Friends with Benefits

It’s easy to remember the three kinds of symbiosis if you apply them to your past relationships.

Parasitism is where one species benefits and the other is hurt. Commensalism is where one species benefits and the other is neither hurt nor helped. Mutualism occurs when both species benefit.

In addition to human romance, symbiosis is applicable to agriculture. For example, properly grazed cattle aerate the soil with their hooves.

Grazing cattle also press grass seed into the soil, provide natural fertilizer through manure and shorten the grass as they graze, which helps reduce wildfire spread.

This is a natural, mutualistic relationship between the cattle and the land.

Chickens, like cattle, can be raised in mutually beneficial relationships with plants and people. Dawsonites who are lucky enough to purchase local eggs from Willow Peerenboom, Nick Timms and Tanja Westland’s farm, Westland Willows, are part of this kind of happy plant/animal equation.

“I grew up in Dawson and my mom always kept gardens, and I learned about dog running, fishing, trapping. I’ve always been an outdoor person,” says farmer Willow Peerenboom.

She has been gardening and farming professionally in Dawson for roughly seven years.
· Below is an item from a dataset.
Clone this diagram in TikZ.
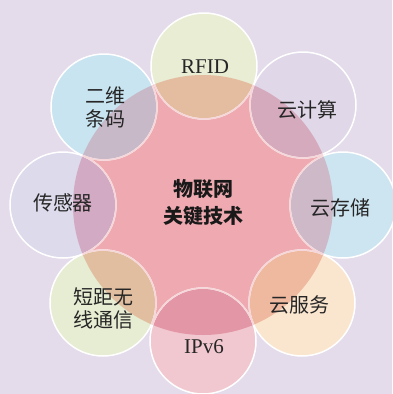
\documentclass[tikz,border=0pt]{standalone}
\usepackage{fontspec}
\setmainfont{Liberation Serif}
\newfontfamily\cjk{Noto Sans CJK SC}
\definecolor{bgc}{HTML}{E4DBEB}
\definecolor{hubc}{HTML}{EFAAB1}
\definecolor{cRfid}{HTML}{E8EDD3}
\definecolor{oRfid}{HTML}{E4BCA0}
\definecolor{cCalc}{HTML}{E0D8E8}
\definecolor{oCalc}{HTML}{D6AABD}
\definecolor{cStore}{HTML}{CDE5F0}
\definecolor{oStore}{HTML}{CDB9C8}
\definecolor{cServ}{HTML}{FAE6CF}
\definecolor{oServ}{HTML}{EFB9A0}
\definecolor{cIp}{HTML}{F2C8D0}
\definecolor{oIp}{HTML}{E396A5}
\definecolor{cShort}{HTML}{E6EDD2}
\definecolor{oShort}{HTML}{E2BEA0}
\definecolor{cSens}{HTML}{DCDAEB}
\definecolor{oSens}{HTML}{D2AAC3}
\definecolor{cCode}{HTML}{C8E4F0}
\definecolor{oCode}{HTML}{C8B9C8}
\definecolor{rimin}{HTML}{F5D6D9}
\begin{document}
\begin{tikzpicture}[x=1pt,y=-1pt,
  hubnode/.style={circle,minimum size=260pt,inner sep=0pt,fill=hubc},
  satnode/.style={circle,minimum size=106pt,inner sep=0pt},
  rim/.style={line width=1.5pt},
  cjklabel/.style={font=\cjk\fontsize{20}{23}\selectfont,align=center,text=black!85},
  latlabel/.style={font=\fontsize{21}{24}\selectfont,text=black!85},
  hublabel/.style={font=\cjk\bfseries\fontsize{20}{27}\selectfont,align=center,text=black!90}]
\fill[bgc] (0,0) rectangle (392,394);
\useasboundingbox (0,0) rectangle (392,394);
\node[hubnode] (hub) at (203,205) {};
\node[satnode,fill=cRfid] (rfid) at (204,66) {};
\node[satnode,fill=cCalc] (calc) at (303,105) {};
\node[satnode,fill=cStore] (store) at (343,205) {};
\node[satnode,fill=cServ] (serv) at (302,303) {};
\node[satnode,fill=cIp] (ip) at (203,341) {};
\node[satnode,fill=cShort] (short) at (103,303) {};
\node[satnode,fill=cSens] (sens) at (63,205) {};
\node[satnode,fill=cCode] (code) at (104,107) {};
\begin{scope}
  \clip (hub.center) circle (130pt);
  \fill[oRfid] (rfid.center) circle (53pt);
  \fill[oCalc] (calc.center) circle (53pt);
  \fill[oStore] (store.center) circle (53pt);
  \fill[oServ] (serv.center) circle (53pt);
  \fill[oIp] (ip.center) circle (53pt);
  \fill[oShort] (short.center) circle (53pt);
  \fill[oSens] (sens.center) circle (53pt);
  \fill[oCode] (code.center) circle (53pt);
\end{scope}
\foreach \n in {rfid,calc,store,serv,ip,short,sens,code}
  \draw[rim,white] (\n.center) circle (53pt);
\begin{scope}
  \clip (hub.center) circle (130pt);
  \foreach \n in {rfid,calc,store,serv,ip,short,sens,code}
    \draw[rim,rimin] (\n.center) circle (53pt);
\end{scope}
\node[hublabel] (hubtext) at (203,203) {物联网\\关键技术};
\node[latlabel] (trfid) at (205,67) {RFID};
\node[cjklabel] (tcalc) at (307,110) {云计算};
\node[cjklabel] (tstore) at (340,208) {云存储};
\node[cjklabel] (tserv) at (299,305) {云服务};
\node[latlabel] (tip) at (204,347) {IPv6};
\node[cjklabel] (tshort) at (103,308) {短距无\\线通信};
\node[cjklabel] (tsens) at (63,203) {传感器};
\node[cjklabel] (tcode) at (105,107) {二维\\条码};
\end{tikzpicture}
\end{document}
She and her husband Nick Timms started their enterprise after Peerenboom apprenticed in farming and herbology in Victoria, BC, for a year when she was 19 years old.
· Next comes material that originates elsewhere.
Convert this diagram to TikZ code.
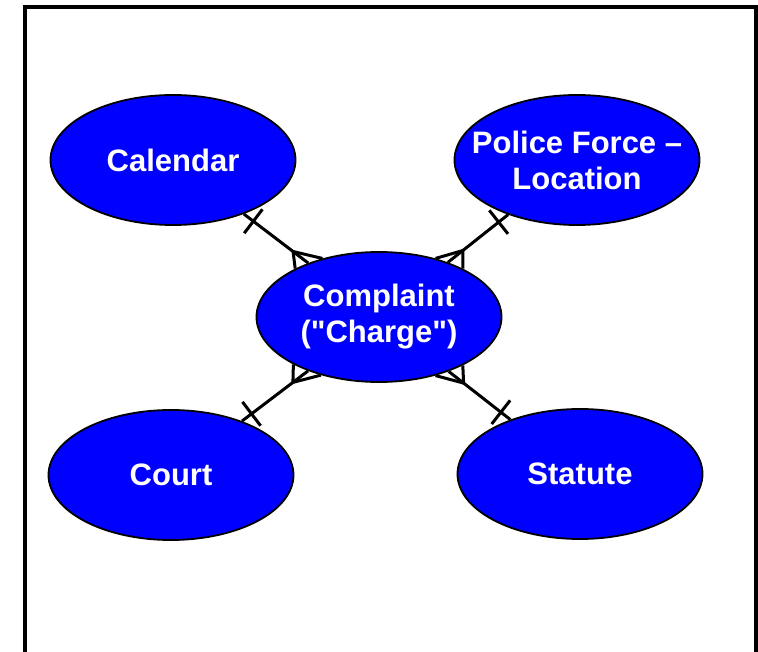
\documentclass[tikz,border=0pt]{standalone}
\usepackage{fontspec}
\setmainfont{Liberation Sans}
\usetikzlibrary{shapes.geometric,calc}
\definecolor{entblue}{RGB}{0,0,255}
\newcommand{\zw}[1]{\makebox[0pt]{#1}}
\begin{document}
\begin{tikzpicture}[x=1pt,y=-1pt,
  ent/.style={ellipse, draw=black, line width=1.8pt, fill=entblue,
    minimum width=245pt, minimum height=130pt, inner sep=0pt,
    text=white, font=\bfseries\fontsize{31}{36}\selectfont, align=center},
  conn/.style={line width=3pt, line join=miter},
  frame/.style={line width=4.5pt}
]
\useasboundingbox (0,0) rectangle (758,652);
\draw[frame] (25,7) rectangle (756,700);

\node[ent] (cmp) at (379,317) {\zw{Complaint}\\\zw{(\textquotedbl Charge\textquotedbl)}};
\node[ent] (cal) at (173,160) {\zw{Calendar}};
\node[ent] (pol) at (577,160) {\zw{Police Force –}\\\zw{Location}};
\node[ent] (crt) at (171,475) {\zw{Court}};
\node[ent] (sta) at (580,474) {\zw{Statute}};

% Calendar -- Complaint
\draw[conn] (cal) -- (cmp) coordinate[pos=0] (s1) coordinate[pos=1] (e1);
\coordinate (a1) at ($(e1)!19pt!(s1)$);
\draw[conn] (cmp.150.7) -- (a1) -- (cmp.134.7);
\coordinate (t1) at ($(s1)!12pt!(e1)$);
\draw[conn] ($(t1)!15pt!90:(e1)$) -- ($(t1)!15pt!-90:(e1)$);

% Police Force -- Complaint
\draw[conn] (pol) -- (cmp) coordinate[pos=0] (s2) coordinate[pos=1] (e2);
\coordinate (a2) at ($(e2)!19pt!(s2)$);
\draw[conn] (cmp.46.4) -- (a2) -- (cmp.30.4);
\coordinate (t2) at ($(s2)!12pt!(e2)$);
\draw[conn] ($(t2)!15pt!90:(e2)$) -- ($(t2)!15pt!-90:(e2)$);

% Court -- Complaint
\draw[conn] (crt) -- (cmp) coordinate[pos=0] (s3) coordinate[pos=1] (e3);
\coordinate (a3) at ($(e3)!19pt!(s3)$);
\draw[conn] (cmp.225.2) -- (a3) -- (cmp.209.2);
\coordinate (t3) at ($(s3)!12pt!(e3)$);
\draw[conn] ($(t3)!15pt!90:(e3)$) -- ($(t3)!15pt!-90:(e3)$);

% Statute -- Complaint
\draw[conn] (sta) -- (cmp) coordinate[pos=0] (s4) coordinate[pos=1] (e4);
\coordinate (a4) at ($(e4)!19pt!(s4)$);
\draw[conn] (cmp.-30) -- (a4) -- (cmp.-46);
\coordinate (t4) at ($(s4)!12pt!(e4)$);
\draw[conn] ($(t4)!15pt!90:(e4)$) -- ($(t4)!15pt!-90:(e4)$);
\end{tikzpicture}
\end{document}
Peerenboom’s farming practice expanded to include poultry in 2010 when she “bought a few chickens on a whim.” Since then, she has kept up to 220 hens with five roosters.
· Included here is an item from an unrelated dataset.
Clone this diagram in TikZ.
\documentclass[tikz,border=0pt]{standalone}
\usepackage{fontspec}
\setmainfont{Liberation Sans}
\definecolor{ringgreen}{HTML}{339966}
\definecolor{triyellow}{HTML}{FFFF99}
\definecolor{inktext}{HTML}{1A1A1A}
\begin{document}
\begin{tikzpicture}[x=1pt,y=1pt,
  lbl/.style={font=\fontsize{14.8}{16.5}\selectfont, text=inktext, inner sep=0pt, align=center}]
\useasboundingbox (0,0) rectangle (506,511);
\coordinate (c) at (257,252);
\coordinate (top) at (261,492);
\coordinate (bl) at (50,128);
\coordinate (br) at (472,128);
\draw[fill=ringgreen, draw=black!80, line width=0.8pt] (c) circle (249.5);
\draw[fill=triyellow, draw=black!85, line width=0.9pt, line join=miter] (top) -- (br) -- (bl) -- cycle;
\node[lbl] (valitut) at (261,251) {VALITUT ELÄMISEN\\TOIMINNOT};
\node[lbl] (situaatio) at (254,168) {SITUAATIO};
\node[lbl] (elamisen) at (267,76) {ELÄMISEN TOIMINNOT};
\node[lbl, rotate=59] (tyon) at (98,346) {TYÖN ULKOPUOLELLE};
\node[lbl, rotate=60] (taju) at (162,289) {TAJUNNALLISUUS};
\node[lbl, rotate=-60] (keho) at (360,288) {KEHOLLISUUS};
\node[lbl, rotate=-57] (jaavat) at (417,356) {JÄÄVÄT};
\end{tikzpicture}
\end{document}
Currently, Peerenboom raises Ameraucanas hens, known for their blue-gray eggs.

“They winter well here because they don’t have a comb or a wattle,” says Peerenboom.

Wattles and combs circulate blood to cool chickens down, a feature they don’t need in the Yukon.

In addition to Ameraucanas, Peerenboom keeps Red Sussex hens (brown eggs), Red Rock hens, Brahmas hens, and meat turkeys. She also rents space on her acreage to a co-operative raising meat birds (another mutually symbiotic relationship).

Mutually beneficial relationships abound between Peerenboom’s flock and the plants on her land. The hens feed on wild plants such as lambsquarters, fireweed, grasses, rosebushes and raspberry. They also eat leaves Pereenboom trims from her market garden plants, including broccoli, cabbage, cauliflower and kale.

“They have digestive systems of stone — they can eat things that would poison us,” says Pereenboom of her fowl that also eat small amounts of cracked corn, ground oyster shell beet greens, and plants leftover at the end of the growing season.

In addition to turning all this feed into eggs every day, the chickens provide fertilizer through their manure.

Pereenboom composts the chicken poop using a well-organized layering method, before using it in her garden. She also gives the compost away to lucky folks who can come and collect it. These hard working chickens also specialize in pest control.

“I have zero ants or spruce beetles on my farm,” she says.

Peerenboom works hard to keep mites off of her birds with natural remedies such as lavender and diatomaceous earth (a soft powder that kills pests by dehydrating them). She surmises that mites are a greater problem in the Yukon due to the dry climate.

The climate creates other difficulties too.

“Cold winters are also a challenge,” she says. “At –40°C, the coop has enough hens to inside to stay warm with one light bulb. The temperature never drops below –16°C in the coop. But, chickens drink more water per body weight than any other animal, and water definitely freezes at –16. In the winter, I change the chickens’ water four times a day.”

Egg-collecting is also a challenge because eggs can freeze, and then crack quickly. Peerenboom keeps frozen, cracked eggs for baking.

“Know what you are getting into, and be prepared for how much work it is to keep the coop clean,” she cautions would-be chicken farmers.

An animal lover at heart, Peerenboom treats her fowl well and In turn they are great pest controllers, wastes eaters, fertilizer providers, and oh yeah, they lay eggs too.